JURI’S PARKING STRIP

CATEGORY: JURI
PHOTOS: 1) THE PLUMB TREE
2) DRAINAGE DITCH
3) JURI, PARKING AREA, ROCKERY, FENCE
4) PLANTINGS IN MAY
5) & 6) PLANTINGS IN SUMMER
7) PLANTINGS IN FALL
8) POST CAPS
9) INSIDE OF FENCE

I loved working with Juri on his house.  We worked so well together.  As a break from doing the house, in the summer time we worked on his yard.  The first summer we built a deck along the bedroom wing of his house.  The party room opened onto it at one end and at the other end was a widened area next to the breakfast nook.  Its entire edge had steps to the lawn so that it could be used for seating in case of possible future lawn-dancing parties.  It was built around a wide spreading plum tree that was to have a brick patio beneath it tying it into a wishing well he had built. That never got done during the years Juri and I were together. It was probably just as well because the tree was a prolific bearer and dropped it’s plums so indiscriminately that it would have stained the brick.

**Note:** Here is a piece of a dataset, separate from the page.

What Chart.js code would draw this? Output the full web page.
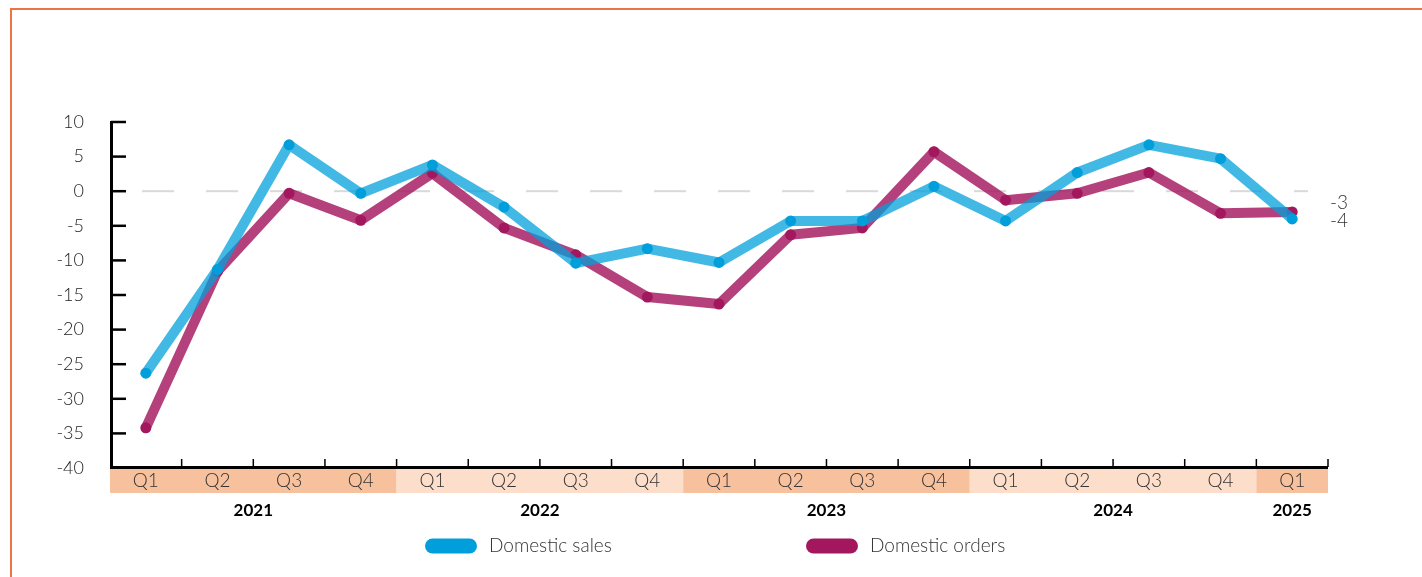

THE PLUM TREE WITH NEW DECK IN BACKGROUND

Next Juri dug out the drainage ditch beside the street in front of his house and put in five foot culvert sections all the way from his driveway to the corner of the side street.  Then he put in a rockery and a graveled parking strip along the street.

JURI WITH BROKEN DRAIN PIPE



ROCKERY AND PLANTING BED

Part of the stuff that he had scrounged was enough cedar to build a five foot high fence clear across the front of his property and down the side street, it being a corner lot.  There were already high fences dividing him from his side and back neighbors.  Juri asked me to design his new fence, but he specified that each vertical slat was to have edges, so he painstakingly sided each 1 x 4 with one inch strips, thus making quarter inch side reveals.  It not only strengthened the 1 x 4’s, it was good looking.  In plan, the fence I designed had random 45° angled in-and-out sections which made pockets for plantings plus, like the slat-edges, added to its looks and its strength.  I also chose the plantings.  The street side of the front fence faced west so I chose low growing pines for the back planting, and creeping phlox, candy tuft and lavender for the front apron.  Trailing nasturtiums filled in until the other plants grew.  They seeded themselves every year so contributed to midsummer color.

PARKING STRIP IN MAY
PARKING STRIP IN SUMMER


MORE SUMMER COLOR


PARKING STRIP AFTER BLOOM

 The side of the fence facing the house was shady: a good place for rhododendrons, azaleas and sarcococca.  Juri made the post caps.  Each one had a different animal on top.